__Exercise goal__. Leave out the images; return the rest of the data exactly.

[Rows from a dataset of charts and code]
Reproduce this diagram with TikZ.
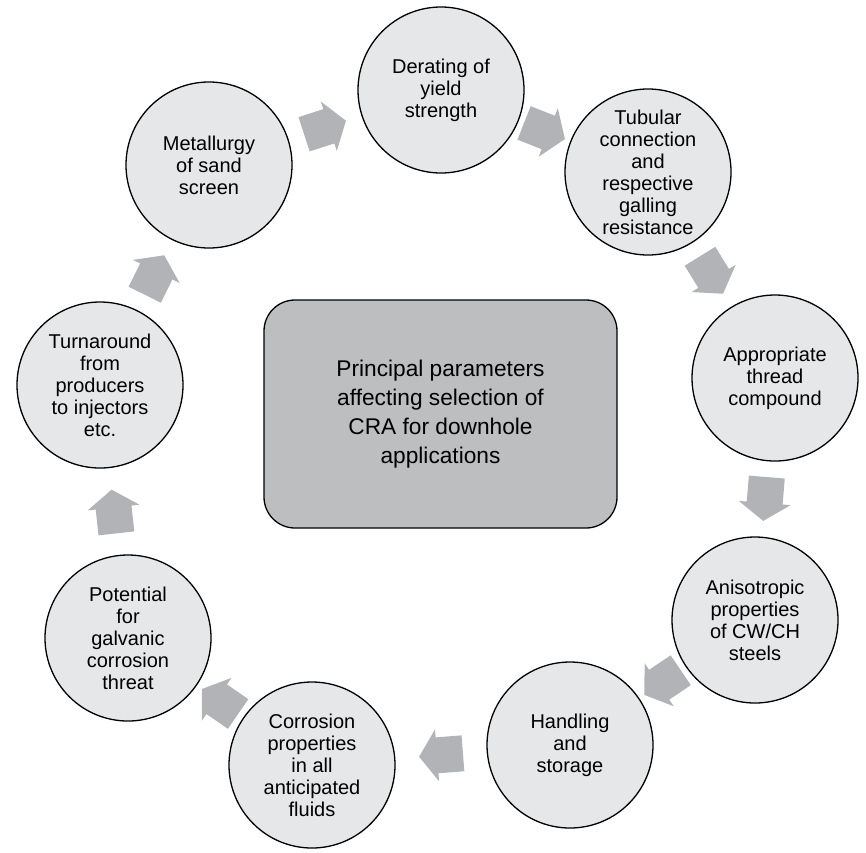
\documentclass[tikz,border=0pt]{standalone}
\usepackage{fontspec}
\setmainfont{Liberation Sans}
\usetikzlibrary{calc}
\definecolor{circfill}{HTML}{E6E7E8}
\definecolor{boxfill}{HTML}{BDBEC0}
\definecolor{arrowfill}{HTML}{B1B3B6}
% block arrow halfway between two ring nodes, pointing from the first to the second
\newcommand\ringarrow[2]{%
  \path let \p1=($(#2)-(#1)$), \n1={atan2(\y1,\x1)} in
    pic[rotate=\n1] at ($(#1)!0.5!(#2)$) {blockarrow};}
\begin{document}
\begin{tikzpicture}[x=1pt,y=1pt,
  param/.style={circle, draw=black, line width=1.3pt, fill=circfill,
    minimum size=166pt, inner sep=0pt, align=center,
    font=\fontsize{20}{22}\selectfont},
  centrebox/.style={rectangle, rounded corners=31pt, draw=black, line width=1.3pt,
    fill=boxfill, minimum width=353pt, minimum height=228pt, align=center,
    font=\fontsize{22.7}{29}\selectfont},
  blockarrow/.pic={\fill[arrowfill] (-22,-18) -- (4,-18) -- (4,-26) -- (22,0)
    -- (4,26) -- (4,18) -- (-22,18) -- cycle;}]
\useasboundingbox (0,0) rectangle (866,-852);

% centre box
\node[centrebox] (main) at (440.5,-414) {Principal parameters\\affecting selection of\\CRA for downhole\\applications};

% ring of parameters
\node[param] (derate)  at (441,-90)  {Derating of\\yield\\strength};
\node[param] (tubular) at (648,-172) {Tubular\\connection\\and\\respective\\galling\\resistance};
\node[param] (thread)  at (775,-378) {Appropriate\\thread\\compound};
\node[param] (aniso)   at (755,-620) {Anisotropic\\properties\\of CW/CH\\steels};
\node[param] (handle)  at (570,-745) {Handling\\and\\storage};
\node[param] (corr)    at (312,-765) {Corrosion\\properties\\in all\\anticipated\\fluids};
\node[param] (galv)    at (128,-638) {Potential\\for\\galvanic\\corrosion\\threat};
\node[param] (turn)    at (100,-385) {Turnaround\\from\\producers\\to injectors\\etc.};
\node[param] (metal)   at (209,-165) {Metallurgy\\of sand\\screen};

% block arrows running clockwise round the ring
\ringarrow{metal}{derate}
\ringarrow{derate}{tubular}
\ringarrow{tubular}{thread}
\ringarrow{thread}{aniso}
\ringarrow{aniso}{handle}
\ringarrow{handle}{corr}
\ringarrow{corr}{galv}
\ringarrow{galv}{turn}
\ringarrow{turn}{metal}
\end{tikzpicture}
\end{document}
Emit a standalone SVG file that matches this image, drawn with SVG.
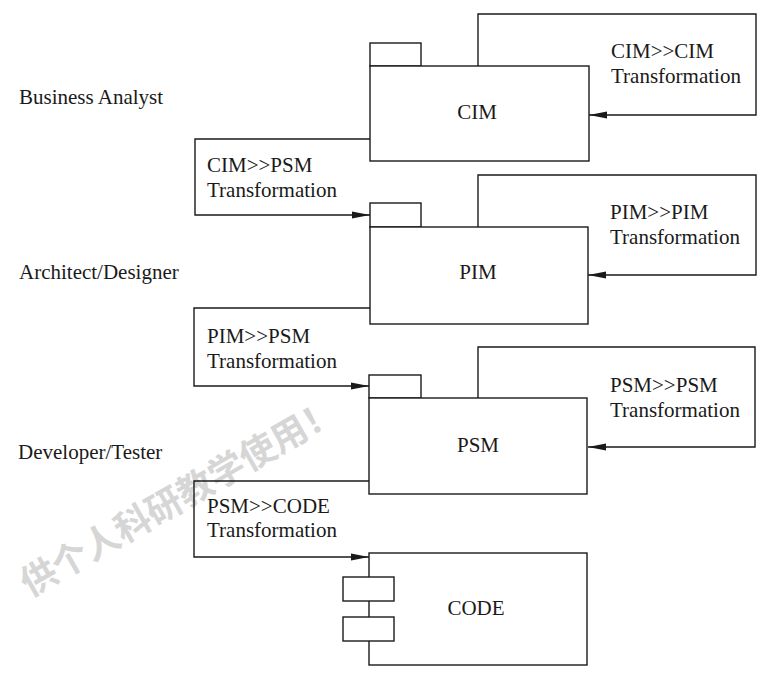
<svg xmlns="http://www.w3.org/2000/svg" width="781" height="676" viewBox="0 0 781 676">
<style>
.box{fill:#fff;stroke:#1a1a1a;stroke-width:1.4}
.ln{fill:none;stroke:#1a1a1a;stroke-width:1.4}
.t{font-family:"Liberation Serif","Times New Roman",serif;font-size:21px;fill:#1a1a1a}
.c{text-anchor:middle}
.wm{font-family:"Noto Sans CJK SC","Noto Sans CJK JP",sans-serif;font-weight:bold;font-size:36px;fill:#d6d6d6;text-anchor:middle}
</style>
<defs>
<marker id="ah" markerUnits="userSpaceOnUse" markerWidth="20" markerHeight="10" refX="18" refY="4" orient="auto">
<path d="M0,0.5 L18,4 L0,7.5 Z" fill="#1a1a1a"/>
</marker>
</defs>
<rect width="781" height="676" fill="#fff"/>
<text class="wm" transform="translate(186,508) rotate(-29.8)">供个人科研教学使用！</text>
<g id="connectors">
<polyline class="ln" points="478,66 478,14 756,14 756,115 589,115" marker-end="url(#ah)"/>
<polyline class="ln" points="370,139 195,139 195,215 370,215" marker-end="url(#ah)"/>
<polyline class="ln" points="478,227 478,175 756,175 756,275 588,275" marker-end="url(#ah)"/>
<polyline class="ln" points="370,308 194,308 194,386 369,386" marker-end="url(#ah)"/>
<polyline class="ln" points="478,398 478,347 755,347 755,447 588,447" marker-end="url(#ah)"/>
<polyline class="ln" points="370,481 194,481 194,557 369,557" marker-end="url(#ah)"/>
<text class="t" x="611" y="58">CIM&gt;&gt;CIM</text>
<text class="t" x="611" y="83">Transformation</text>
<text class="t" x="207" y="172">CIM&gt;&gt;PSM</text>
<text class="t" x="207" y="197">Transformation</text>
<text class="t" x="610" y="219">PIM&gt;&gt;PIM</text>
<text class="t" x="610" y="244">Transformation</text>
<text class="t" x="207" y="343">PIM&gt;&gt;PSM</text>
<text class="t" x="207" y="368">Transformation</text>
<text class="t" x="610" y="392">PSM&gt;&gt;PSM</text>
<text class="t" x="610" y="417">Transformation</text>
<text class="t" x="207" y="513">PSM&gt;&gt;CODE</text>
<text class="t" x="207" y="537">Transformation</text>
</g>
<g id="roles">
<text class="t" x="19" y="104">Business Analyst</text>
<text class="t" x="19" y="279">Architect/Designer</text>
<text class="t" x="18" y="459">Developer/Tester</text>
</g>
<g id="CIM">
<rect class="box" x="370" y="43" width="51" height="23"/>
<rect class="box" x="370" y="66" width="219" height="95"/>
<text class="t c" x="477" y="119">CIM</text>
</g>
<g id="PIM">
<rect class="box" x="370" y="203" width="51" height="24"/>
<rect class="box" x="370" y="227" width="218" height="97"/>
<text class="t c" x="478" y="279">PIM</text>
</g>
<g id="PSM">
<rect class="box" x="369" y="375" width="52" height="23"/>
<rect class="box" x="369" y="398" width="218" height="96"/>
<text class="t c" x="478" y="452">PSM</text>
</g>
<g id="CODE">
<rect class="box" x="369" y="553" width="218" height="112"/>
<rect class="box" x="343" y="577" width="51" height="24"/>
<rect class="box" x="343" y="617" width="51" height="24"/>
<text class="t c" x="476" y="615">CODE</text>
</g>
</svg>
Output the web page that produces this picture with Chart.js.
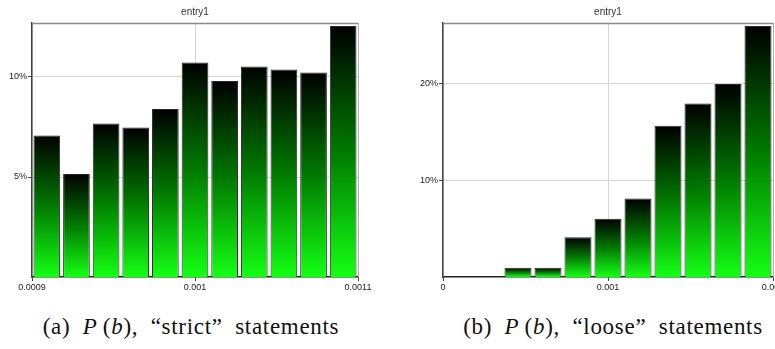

__Solution__.
Reproduce this diagram with TikZ.
\documentclass[tikz,border=0pt]{standalone}
\usepackage{fontspec}
\setmainfont{Liberation Sans}
\usetikzlibrary{calc}
\definecolor{circfill}{HTML}{E6E7E8}
\definecolor{boxfill}{HTML}{BDBEC0}
\definecolor{arrowfill}{HTML}{B1B3B6}
% block arrow halfway between two ring nodes, pointing from the first to the second
\newcommand\ringarrow[2]{%
  \path let \p1=($(#2)-(#1)$), \n1={atan2(\y1,\x1)} in
    pic[rotate=\n1] at ($(#1)!0.5!(#2)$) {blockarrow};}
\begin{document}
\begin{tikzpicture}[x=1pt,y=1pt,
  param/.style={circle, draw=black, line width=1.3pt, fill=circfill,
    minimum size=166pt, inner sep=0pt, align=center,
    font=\fontsize{20}{22}\selectfont},
  centrebox/.style={rectangle, rounded corners=31pt, draw=black, line width=1.3pt,
    fill=boxfill, minimum width=353pt, minimum height=228pt, align=center,
    font=\fontsize{22.7}{29}\selectfont},
  blockarrow/.pic={\fill[arrowfill] (-22,-18) -- (4,-18) -- (4,-26) -- (22,0)
    -- (4,26) -- (4,18) -- (-22,18) -- cycle;}]
\useasboundingbox (0,0) rectangle (866,-852);

% centre box
\node[centrebox] (main) at (440.5,-414) {Principal parameters\\affecting selection of\\CRA for downhole\\applications};

% ring of parameters
\node[param] (derate)  at (441,-90)  {Derating of\\yield\\strength};
\node[param] (tubular) at (648,-172) {Tubular\\connection\\and\\respective\\galling\\resistance};
\node[param] (thread)  at (775,-378) {Appropriate\\thread\\compound};
\node[param] (aniso)   at (755,-620) {Anisotropic\\properties\\of CW/CH\\steels};
\node[param] (handle)  at (570,-745) {Handling\\and\\storage};
\node[param] (corr)    at (312,-765) {Corrosion\\properties\\in all\\anticipated\\fluids};
\node[param] (galv)    at (128,-638) {Potential\\for\\galvanic\\corrosion\\threat};
\node[param] (turn)    at (100,-385) {Turnaround\\from\\producers\\to injectors\\etc.};
\node[param] (metal)   at (209,-165) {Metallurgy\\of sand\\screen};

% block arrows running clockwise round the ring
\ringarrow{metal}{derate}
\ringarrow{derate}{tubular}
\ringarrow{tubular}{thread}
\ringarrow{thread}{aniso}
\ringarrow{aniso}{handle}
\ringarrow{handle}{corr}
\ringarrow{corr}{galv}
\ringarrow{galv}{turn}
\ringarrow{turn}{metal}
\end{tikzpicture}
\end{document}
Emit a standalone SVG file that matches this image, drawn with SVG.
<svg xmlns="http://www.w3.org/2000/svg" width="781" height="676" viewBox="0 0 781 676">
<style>
.box{fill:#fff;stroke:#1a1a1a;stroke-width:1.4}
.ln{fill:none;stroke:#1a1a1a;stroke-width:1.4}
.t{font-family:"Liberation Serif","Times New Roman",serif;font-size:21px;fill:#1a1a1a}
.c{text-anchor:middle}
.wm{font-family:"Noto Sans CJK SC","Noto Sans CJK JP",sans-serif;font-weight:bold;font-size:36px;fill:#d6d6d6;text-anchor:middle}
</style>
<defs>
<marker id="ah" markerUnits="userSpaceOnUse" markerWidth="20" markerHeight="10" refX="18" refY="4" orient="auto">
<path d="M0,0.5 L18,4 L0,7.5 Z" fill="#1a1a1a"/>
</marker>
</defs>
<rect width="781" height="676" fill="#fff"/>
<text class="wm" transform="translate(186,508) rotate(-29.8)">供个人科研教学使用！</text>
<g id="connectors">
<polyline class="ln" points="478,66 478,14 756,14 756,115 589,115" marker-end="url(#ah)"/>
<polyline class="ln" points="370,139 195,139 195,215 370,215" marker-end="url(#ah)"/>
<polyline class="ln" points="478,227 478,175 756,175 756,275 588,275" marker-end="url(#ah)"/>
<polyline class="ln" points="370,308 194,308 194,386 369,386" marker-end="url(#ah)"/>
<polyline class="ln" points="478,398 478,347 755,347 755,447 588,447" marker-end="url(#ah)"/>
<polyline class="ln" points="370,481 194,481 194,557 369,557" marker-end="url(#ah)"/>
<text class="t" x="611" y="58">CIM&gt;&gt;CIM</text>
<text class="t" x="611" y="83">Transformation</text>
<text class="t" x="207" y="172">CIM&gt;&gt;PSM</text>
<text class="t" x="207" y="197">Transformation</text>
<text class="t" x="610" y="219">PIM&gt;&gt;PIM</text>
<text class="t" x="610" y="244">Transformation</text>
<text class="t" x="207" y="343">PIM&gt;&gt;PSM</text>
<text class="t" x="207" y="368">Transformation</text>
<text class="t" x="610" y="392">PSM&gt;&gt;PSM</text>
<text class="t" x="610" y="417">Transformation</text>
<text class="t" x="207" y="513">PSM&gt;&gt;CODE</text>
<text class="t" x="207" y="537">Transformation</text>
</g>
<g id="roles">
<text class="t" x="19" y="104">Business Analyst</text>
<text class="t" x="19" y="279">Architect/Designer</text>
<text class="t" x="18" y="459">Developer/Tester</text>
</g>
<g id="CIM">
<rect class="box" x="370" y="43" width="51" height="23"/>
<rect class="box" x="370" y="66" width="219" height="95"/>
<text class="t c" x="477" y="119">CIM</text>
</g>
<g id="PIM">
<rect class="box" x="370" y="203" width="51" height="24"/>
<rect class="box" x="370" y="227" width="218" height="97"/>
<text class="t c" x="478" y="279">PIM</text>
</g>
<g id="PSM">
<rect class="box" x="369" y="375" width="52" height="23"/>
<rect class="box" x="369" y="398" width="218" height="96"/>
<text class="t c" x="478" y="452">PSM</text>
</g>
<g id="CODE">
<rect class="box" x="369" y="553" width="218" height="112"/>
<rect class="box" x="343" y="577" width="51" height="24"/>
<rect class="box" x="343" y="617" width="51" height="24"/>
<text class="t c" x="476" y="615">CODE</text>
</g>
</svg>
Output the web page that produces this picture with Chart.js.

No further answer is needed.